§ **Exercise**:
Exactly the lines between the line containing "Output the web" and the line containing "const xMinorTicks = [2.5,7.5,12.5,17.5];", together with those two lines, are to be output.

§ **Material for the task**:
-*-*-
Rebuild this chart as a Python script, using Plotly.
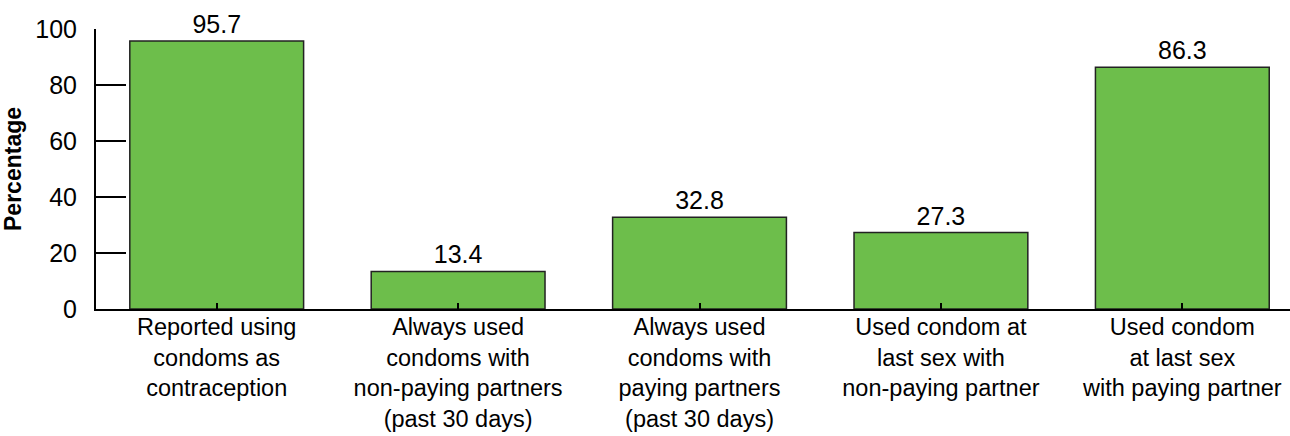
-*-*-
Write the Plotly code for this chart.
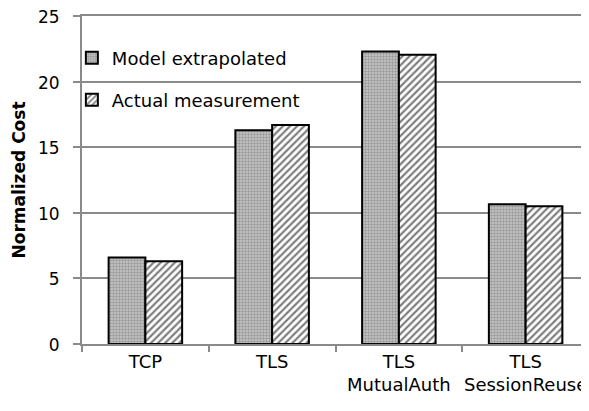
-*-*-
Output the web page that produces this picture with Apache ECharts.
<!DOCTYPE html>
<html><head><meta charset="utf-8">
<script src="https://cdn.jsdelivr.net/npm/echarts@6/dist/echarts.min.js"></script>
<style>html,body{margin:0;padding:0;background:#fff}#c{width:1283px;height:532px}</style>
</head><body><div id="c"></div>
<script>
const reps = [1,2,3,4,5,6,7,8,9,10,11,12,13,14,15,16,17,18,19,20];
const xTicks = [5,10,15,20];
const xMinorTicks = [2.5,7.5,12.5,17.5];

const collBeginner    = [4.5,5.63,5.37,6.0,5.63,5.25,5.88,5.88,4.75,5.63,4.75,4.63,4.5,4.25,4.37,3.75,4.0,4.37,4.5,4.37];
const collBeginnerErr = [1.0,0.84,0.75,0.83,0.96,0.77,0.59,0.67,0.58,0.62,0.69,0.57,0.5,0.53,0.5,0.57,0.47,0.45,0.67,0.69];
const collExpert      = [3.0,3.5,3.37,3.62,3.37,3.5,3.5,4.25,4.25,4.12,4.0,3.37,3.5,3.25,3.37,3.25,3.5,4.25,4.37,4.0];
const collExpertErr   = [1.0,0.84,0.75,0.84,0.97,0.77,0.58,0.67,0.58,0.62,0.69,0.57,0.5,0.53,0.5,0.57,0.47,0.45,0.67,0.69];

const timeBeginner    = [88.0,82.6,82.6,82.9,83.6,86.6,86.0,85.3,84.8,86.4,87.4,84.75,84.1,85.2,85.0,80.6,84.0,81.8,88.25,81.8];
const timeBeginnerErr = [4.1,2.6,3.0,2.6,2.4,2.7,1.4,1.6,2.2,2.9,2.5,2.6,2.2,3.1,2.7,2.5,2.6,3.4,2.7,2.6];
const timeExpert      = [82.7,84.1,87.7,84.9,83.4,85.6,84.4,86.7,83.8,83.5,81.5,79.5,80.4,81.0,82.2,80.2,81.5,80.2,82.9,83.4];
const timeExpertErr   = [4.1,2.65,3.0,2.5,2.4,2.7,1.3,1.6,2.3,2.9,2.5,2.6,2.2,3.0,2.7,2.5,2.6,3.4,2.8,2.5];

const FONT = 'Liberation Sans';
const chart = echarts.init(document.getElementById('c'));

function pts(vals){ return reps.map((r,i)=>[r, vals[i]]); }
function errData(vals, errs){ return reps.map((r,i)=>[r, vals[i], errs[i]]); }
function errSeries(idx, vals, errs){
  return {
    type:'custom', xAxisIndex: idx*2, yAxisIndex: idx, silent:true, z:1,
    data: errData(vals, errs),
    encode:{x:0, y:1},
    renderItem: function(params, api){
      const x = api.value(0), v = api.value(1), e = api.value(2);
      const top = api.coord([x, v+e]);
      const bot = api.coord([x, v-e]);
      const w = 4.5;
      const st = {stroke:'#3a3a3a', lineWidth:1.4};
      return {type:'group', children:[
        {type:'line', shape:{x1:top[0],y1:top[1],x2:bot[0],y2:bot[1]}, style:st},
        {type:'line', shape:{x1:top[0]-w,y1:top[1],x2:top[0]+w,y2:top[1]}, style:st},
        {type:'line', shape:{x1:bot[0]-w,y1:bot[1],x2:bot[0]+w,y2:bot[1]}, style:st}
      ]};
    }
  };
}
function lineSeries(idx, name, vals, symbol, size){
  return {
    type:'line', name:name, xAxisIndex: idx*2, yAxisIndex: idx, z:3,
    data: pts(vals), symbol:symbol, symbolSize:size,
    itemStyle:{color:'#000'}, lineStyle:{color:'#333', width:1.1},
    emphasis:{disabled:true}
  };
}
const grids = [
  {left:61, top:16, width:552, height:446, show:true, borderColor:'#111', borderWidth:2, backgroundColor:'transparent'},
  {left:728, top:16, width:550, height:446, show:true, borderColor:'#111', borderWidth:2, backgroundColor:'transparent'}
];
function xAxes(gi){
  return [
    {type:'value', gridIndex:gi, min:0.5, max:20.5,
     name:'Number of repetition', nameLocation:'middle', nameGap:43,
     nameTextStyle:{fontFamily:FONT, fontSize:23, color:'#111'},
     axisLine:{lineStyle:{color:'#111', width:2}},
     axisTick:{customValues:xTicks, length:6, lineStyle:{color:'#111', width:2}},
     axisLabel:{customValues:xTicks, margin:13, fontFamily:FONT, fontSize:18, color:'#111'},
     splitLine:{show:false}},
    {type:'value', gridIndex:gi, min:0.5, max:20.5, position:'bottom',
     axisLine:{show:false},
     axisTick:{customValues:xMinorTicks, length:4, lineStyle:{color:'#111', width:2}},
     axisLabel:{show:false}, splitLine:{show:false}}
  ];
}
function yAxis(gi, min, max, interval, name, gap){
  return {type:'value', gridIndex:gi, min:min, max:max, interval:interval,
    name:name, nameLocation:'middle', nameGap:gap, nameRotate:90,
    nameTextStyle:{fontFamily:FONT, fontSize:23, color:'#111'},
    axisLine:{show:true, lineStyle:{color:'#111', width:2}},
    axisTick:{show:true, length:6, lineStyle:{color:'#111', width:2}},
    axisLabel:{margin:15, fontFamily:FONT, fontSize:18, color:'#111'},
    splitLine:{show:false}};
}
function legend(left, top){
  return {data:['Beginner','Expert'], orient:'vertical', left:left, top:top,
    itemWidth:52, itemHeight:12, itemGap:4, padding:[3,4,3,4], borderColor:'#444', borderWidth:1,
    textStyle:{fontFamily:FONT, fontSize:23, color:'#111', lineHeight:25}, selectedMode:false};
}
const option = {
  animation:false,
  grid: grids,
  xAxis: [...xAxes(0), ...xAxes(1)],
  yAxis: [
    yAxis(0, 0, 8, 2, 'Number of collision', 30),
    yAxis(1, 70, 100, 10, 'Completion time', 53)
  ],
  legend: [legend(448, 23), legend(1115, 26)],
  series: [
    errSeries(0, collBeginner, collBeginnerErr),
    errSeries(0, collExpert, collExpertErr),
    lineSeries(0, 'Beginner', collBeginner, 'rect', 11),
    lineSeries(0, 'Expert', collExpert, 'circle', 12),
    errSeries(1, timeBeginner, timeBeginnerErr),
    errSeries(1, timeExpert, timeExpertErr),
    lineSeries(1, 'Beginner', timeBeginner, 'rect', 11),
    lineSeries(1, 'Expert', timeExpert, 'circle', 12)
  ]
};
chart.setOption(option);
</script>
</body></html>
-*-*-
§ **Result of this task**:
Output the web page that produces this picture with Apache ECharts.
<!DOCTYPE html>
<html><head><meta charset="utf-8">
<script src="https://cdn.jsdelivr.net/npm/echarts@6/dist/echarts.min.js"></script>
<style>html,body{margin:0;padding:0;background:#fff}#c{width:1283px;height:532px}</style>
</head><body><div id="c"></div>
<script>
const reps = [1,2,3,4,5,6,7,8,9,10,11,12,13,14,15,16,17,18,19,20];
const xTicks = [5,10,15,20];
const xMinorTicks = [2.5,7.5,12.5,17.5];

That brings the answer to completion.